Do this: Sift the material for lines containing "script", and return them.

— BEGIN Listed entries —

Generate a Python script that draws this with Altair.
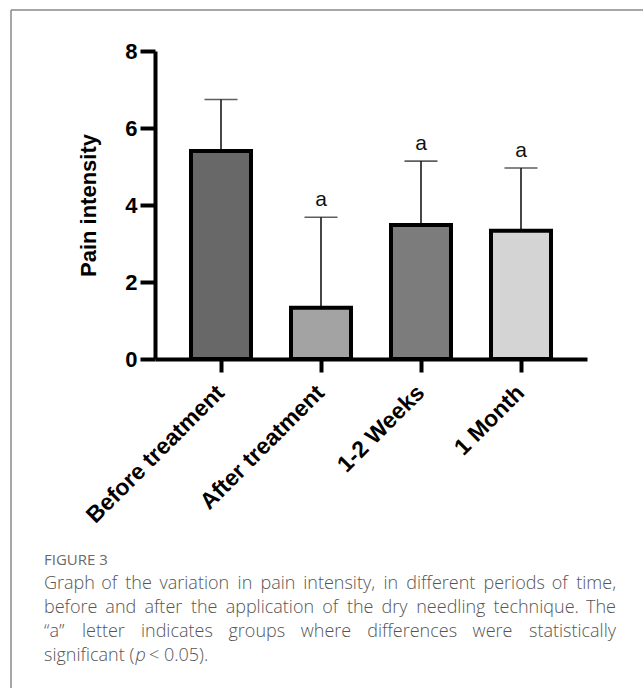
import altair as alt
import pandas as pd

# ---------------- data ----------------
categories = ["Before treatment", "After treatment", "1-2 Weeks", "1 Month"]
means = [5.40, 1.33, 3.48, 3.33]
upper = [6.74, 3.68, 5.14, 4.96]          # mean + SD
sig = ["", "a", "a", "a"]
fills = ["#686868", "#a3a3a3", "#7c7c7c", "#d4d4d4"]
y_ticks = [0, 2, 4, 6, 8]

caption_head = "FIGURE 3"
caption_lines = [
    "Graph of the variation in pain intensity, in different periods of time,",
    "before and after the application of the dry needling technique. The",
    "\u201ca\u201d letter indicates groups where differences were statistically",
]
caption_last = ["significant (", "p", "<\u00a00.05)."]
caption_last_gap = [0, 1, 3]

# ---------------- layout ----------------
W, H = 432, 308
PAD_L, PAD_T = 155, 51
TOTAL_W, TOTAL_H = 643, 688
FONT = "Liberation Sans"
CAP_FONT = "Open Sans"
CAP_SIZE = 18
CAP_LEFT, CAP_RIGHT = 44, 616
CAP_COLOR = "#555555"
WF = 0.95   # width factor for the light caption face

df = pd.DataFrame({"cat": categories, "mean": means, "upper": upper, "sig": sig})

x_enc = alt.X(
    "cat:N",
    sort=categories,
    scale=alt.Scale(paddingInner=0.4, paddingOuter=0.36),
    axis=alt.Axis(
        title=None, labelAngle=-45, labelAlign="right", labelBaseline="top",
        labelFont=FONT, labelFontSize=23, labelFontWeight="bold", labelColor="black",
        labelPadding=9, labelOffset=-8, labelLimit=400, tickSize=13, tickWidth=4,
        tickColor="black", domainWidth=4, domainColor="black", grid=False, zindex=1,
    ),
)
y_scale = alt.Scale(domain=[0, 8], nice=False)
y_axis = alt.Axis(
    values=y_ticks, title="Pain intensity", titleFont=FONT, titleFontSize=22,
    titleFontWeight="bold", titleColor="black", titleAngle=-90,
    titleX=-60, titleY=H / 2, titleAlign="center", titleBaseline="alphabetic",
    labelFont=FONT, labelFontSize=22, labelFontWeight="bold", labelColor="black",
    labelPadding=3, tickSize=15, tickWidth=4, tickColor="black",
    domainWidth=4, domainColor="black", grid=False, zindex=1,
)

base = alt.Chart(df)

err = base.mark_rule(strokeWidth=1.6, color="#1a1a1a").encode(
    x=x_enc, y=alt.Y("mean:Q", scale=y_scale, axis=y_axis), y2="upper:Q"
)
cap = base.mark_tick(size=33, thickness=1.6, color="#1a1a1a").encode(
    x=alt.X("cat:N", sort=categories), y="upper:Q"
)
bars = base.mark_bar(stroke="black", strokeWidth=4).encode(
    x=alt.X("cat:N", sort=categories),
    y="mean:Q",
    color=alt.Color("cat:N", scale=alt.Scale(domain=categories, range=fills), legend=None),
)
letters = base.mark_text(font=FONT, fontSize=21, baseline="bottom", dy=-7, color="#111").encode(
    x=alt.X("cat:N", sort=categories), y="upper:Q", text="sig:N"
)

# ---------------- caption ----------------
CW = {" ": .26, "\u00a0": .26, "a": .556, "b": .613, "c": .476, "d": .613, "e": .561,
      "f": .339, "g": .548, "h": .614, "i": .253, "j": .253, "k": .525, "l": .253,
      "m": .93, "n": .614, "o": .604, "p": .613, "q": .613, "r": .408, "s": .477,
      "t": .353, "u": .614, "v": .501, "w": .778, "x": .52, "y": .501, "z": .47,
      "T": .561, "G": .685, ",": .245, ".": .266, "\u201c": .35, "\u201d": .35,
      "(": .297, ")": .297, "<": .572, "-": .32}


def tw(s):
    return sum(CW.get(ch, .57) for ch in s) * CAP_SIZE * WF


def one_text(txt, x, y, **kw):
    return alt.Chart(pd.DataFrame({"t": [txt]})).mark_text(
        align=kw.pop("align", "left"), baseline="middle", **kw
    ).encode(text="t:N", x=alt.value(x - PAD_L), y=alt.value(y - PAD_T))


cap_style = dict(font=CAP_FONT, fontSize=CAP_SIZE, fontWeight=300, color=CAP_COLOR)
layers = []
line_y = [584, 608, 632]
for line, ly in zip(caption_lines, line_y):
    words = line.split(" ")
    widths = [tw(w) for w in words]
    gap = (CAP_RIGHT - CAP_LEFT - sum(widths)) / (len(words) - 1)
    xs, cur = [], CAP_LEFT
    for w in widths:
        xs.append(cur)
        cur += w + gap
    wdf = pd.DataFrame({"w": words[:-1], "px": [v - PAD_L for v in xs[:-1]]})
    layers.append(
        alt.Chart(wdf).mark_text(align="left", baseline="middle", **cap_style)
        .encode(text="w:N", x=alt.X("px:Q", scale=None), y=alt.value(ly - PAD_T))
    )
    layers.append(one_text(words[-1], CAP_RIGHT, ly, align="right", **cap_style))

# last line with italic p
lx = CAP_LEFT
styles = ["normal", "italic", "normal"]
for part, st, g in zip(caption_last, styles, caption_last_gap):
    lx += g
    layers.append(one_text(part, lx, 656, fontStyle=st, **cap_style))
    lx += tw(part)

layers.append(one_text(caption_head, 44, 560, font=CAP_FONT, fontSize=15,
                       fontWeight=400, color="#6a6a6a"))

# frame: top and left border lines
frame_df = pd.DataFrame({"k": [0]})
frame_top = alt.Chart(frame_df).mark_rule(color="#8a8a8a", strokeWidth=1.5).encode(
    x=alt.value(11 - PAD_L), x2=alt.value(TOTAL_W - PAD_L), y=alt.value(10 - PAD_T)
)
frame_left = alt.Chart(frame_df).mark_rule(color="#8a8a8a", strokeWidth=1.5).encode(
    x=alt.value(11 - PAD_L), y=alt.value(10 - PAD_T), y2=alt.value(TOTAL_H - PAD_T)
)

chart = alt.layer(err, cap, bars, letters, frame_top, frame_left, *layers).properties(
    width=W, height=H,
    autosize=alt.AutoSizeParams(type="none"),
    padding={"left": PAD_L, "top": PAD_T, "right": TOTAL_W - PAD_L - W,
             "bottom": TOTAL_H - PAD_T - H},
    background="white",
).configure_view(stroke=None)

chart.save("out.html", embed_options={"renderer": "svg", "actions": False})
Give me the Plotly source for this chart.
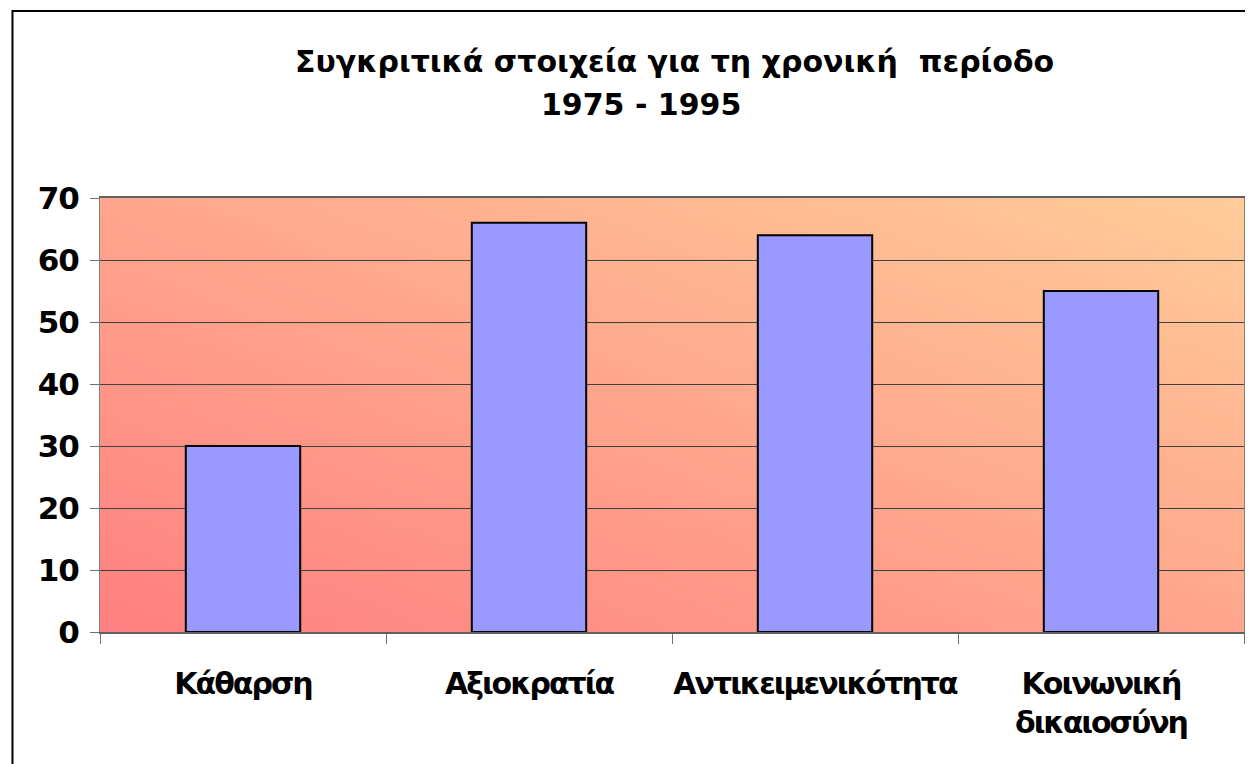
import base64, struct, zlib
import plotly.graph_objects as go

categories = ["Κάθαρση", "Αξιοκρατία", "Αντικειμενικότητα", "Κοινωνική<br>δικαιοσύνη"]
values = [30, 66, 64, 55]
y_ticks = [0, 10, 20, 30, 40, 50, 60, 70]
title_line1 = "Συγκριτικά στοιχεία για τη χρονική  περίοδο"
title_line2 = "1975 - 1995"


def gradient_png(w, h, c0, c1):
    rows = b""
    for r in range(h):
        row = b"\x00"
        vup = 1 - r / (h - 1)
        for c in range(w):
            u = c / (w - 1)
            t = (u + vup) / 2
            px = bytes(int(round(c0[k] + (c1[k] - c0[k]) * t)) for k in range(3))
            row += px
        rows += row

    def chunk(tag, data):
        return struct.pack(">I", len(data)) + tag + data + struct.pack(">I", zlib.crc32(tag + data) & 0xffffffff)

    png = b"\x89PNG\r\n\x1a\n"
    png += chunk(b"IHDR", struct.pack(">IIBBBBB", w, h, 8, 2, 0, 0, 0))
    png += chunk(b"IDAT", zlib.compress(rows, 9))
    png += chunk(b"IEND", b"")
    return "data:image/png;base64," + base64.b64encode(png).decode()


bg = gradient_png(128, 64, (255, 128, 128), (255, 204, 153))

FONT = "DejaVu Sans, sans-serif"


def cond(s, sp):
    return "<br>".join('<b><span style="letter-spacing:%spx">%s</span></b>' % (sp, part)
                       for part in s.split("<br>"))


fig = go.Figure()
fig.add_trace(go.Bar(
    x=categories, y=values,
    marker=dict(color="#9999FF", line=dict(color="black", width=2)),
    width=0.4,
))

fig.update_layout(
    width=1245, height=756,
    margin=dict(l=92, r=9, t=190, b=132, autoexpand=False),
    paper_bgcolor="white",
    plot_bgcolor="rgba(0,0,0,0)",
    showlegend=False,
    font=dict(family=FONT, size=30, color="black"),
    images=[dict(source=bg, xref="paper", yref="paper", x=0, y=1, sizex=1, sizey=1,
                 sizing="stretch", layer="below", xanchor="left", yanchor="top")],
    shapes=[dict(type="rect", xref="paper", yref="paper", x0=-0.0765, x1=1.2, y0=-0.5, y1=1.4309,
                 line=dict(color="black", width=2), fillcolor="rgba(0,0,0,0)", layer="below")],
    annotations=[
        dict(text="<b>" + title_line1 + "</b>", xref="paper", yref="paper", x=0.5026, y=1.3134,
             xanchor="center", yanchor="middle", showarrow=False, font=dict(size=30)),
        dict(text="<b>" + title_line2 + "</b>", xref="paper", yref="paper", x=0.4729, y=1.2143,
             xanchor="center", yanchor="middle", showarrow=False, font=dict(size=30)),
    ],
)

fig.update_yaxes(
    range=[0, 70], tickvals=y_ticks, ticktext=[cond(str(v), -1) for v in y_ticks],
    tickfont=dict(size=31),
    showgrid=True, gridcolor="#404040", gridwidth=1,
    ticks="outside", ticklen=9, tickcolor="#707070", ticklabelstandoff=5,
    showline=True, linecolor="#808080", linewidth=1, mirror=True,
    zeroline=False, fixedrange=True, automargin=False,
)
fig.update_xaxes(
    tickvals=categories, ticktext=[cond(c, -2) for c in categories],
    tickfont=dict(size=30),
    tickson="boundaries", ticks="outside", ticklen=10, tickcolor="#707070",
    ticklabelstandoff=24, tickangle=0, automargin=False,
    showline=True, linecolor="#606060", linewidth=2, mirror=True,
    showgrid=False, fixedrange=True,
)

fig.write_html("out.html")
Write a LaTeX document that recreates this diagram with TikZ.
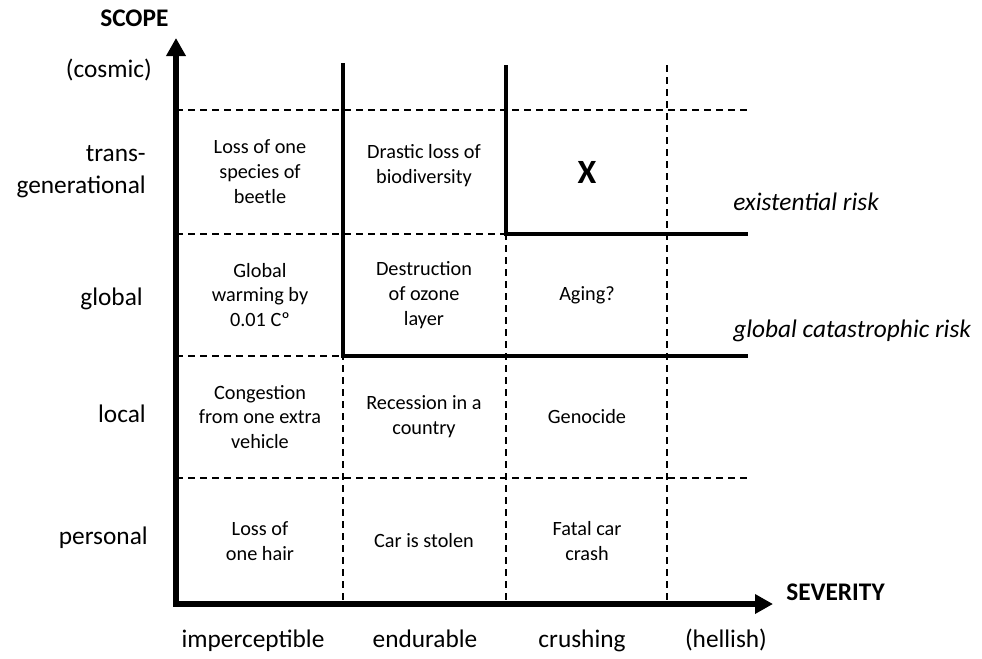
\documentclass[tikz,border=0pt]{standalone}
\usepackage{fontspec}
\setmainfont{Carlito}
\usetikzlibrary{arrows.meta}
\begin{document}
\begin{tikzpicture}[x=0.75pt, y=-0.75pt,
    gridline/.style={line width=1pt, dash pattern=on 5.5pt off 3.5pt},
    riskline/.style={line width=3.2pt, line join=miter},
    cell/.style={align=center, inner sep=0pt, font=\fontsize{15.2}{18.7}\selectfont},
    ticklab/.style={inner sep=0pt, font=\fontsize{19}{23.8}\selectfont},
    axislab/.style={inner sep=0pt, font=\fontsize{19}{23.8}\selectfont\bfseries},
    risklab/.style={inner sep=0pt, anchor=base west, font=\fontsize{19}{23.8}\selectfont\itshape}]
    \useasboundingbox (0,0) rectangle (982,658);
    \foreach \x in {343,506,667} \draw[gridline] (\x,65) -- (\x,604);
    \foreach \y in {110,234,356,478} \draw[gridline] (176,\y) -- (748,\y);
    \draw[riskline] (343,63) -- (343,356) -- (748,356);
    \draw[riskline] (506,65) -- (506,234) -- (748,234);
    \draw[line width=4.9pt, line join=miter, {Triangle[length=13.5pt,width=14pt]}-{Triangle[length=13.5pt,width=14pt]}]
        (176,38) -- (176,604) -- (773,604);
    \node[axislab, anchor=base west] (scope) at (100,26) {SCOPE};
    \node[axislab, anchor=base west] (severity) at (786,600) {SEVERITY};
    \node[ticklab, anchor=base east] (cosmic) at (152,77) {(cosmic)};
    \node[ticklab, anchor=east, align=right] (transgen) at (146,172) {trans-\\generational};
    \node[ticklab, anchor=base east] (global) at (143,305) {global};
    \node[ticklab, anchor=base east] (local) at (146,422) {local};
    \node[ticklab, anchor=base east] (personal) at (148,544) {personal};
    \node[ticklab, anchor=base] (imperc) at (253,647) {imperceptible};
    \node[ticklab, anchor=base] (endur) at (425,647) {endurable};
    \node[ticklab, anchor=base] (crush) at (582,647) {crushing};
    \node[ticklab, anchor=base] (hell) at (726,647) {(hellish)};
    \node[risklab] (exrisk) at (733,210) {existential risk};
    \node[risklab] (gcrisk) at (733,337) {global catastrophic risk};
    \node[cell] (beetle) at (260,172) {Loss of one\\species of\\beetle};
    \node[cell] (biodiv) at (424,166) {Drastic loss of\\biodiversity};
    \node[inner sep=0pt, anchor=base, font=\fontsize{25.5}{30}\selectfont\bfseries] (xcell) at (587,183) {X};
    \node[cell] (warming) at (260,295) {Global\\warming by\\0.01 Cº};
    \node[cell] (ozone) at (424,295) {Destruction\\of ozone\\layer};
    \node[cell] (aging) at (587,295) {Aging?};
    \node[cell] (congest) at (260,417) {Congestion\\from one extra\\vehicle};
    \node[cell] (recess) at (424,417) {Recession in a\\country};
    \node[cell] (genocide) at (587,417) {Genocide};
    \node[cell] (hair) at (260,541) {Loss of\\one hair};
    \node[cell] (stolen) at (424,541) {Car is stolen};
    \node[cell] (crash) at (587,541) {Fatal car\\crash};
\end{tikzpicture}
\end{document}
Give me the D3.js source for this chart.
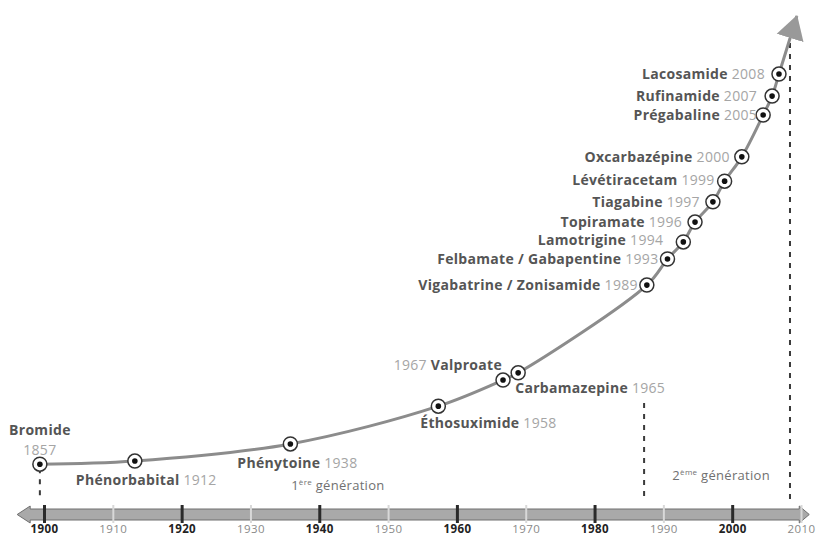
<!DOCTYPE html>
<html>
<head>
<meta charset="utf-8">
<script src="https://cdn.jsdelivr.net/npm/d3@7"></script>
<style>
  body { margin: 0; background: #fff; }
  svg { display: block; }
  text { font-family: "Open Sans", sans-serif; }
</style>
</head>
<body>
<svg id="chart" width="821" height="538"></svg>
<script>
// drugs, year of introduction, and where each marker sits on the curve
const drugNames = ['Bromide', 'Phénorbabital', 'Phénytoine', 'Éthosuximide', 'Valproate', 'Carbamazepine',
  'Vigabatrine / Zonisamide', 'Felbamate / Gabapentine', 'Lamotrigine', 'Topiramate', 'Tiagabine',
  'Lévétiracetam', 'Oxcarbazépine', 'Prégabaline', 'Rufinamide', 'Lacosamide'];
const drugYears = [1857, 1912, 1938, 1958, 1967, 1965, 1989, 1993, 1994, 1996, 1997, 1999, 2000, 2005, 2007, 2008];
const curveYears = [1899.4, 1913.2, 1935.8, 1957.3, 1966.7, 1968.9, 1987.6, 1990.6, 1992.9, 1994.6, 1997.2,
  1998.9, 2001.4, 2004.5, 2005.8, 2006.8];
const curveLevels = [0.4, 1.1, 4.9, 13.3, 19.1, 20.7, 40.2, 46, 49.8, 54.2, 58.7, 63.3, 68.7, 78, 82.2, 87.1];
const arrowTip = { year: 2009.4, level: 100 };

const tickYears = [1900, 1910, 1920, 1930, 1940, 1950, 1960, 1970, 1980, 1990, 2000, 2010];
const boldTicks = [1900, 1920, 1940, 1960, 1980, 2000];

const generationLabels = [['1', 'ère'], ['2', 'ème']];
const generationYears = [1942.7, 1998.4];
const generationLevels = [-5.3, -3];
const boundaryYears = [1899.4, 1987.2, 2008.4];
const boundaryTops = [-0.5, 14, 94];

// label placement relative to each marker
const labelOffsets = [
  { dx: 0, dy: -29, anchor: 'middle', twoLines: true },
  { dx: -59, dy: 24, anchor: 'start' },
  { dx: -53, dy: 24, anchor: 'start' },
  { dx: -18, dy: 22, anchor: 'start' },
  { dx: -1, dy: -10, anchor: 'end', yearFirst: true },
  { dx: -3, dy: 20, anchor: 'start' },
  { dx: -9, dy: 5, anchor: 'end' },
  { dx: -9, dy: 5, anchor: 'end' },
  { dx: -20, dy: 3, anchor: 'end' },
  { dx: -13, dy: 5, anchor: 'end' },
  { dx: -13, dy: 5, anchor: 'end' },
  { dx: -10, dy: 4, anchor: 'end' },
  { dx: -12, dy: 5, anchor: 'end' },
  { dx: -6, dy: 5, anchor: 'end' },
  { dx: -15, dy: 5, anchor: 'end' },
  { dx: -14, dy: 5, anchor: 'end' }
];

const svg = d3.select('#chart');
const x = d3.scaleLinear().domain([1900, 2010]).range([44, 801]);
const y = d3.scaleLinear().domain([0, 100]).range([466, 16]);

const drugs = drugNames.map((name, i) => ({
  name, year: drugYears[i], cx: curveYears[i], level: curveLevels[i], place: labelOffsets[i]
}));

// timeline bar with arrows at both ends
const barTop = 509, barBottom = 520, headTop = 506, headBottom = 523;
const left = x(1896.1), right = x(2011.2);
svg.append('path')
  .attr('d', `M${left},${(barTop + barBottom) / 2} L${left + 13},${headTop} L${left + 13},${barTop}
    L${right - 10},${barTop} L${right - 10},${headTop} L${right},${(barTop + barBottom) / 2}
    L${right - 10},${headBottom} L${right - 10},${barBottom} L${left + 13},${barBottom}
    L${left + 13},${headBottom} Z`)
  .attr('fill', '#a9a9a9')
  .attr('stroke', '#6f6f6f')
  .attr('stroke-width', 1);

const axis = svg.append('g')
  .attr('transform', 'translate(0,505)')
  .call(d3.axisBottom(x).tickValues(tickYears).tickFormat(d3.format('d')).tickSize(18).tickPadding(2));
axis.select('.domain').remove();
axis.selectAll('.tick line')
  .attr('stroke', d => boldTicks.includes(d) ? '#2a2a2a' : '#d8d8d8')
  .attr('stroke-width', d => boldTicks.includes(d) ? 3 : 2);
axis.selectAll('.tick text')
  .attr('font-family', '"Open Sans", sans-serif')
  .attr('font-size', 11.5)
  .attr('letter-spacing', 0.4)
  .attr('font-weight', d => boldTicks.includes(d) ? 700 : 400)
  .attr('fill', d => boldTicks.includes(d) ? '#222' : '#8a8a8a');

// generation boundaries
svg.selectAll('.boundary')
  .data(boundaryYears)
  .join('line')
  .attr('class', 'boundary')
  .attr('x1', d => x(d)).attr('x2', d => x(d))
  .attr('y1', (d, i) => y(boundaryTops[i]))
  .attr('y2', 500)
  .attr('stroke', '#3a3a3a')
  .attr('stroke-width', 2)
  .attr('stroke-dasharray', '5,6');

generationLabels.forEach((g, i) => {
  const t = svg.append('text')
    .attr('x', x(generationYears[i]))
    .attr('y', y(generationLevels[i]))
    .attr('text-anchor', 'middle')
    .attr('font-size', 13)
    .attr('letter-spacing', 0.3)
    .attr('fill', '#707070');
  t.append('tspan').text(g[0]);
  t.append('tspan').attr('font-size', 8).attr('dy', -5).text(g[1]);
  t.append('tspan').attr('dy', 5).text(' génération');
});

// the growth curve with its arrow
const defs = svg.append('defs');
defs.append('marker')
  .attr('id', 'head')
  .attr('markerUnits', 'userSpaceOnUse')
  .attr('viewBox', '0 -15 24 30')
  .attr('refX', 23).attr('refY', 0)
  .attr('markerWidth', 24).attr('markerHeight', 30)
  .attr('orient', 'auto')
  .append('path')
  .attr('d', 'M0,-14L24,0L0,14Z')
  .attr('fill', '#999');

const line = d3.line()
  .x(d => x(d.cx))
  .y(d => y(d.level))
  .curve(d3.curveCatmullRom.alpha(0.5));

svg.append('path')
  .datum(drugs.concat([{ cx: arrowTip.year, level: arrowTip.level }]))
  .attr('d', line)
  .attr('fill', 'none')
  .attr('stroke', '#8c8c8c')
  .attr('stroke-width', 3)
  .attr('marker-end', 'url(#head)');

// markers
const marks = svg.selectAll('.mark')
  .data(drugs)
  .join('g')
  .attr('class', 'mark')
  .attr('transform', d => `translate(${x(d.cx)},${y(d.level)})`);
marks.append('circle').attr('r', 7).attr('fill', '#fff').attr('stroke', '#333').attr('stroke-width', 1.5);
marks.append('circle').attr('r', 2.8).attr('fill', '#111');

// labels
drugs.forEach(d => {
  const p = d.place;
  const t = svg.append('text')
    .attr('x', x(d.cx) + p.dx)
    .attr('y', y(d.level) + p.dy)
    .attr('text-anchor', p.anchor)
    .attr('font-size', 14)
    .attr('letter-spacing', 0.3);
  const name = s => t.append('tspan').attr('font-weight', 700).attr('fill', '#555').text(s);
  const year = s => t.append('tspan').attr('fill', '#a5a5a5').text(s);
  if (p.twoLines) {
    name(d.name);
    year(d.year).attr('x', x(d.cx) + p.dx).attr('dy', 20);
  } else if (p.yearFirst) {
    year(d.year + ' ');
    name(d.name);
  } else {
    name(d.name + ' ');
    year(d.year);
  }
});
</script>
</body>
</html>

— END Listed entries —

Written solution:
Generate a Python script that draws this with Altair.
<script src="https://cdn.jsdelivr.net/npm/d3@7"></script>
<script>
</script>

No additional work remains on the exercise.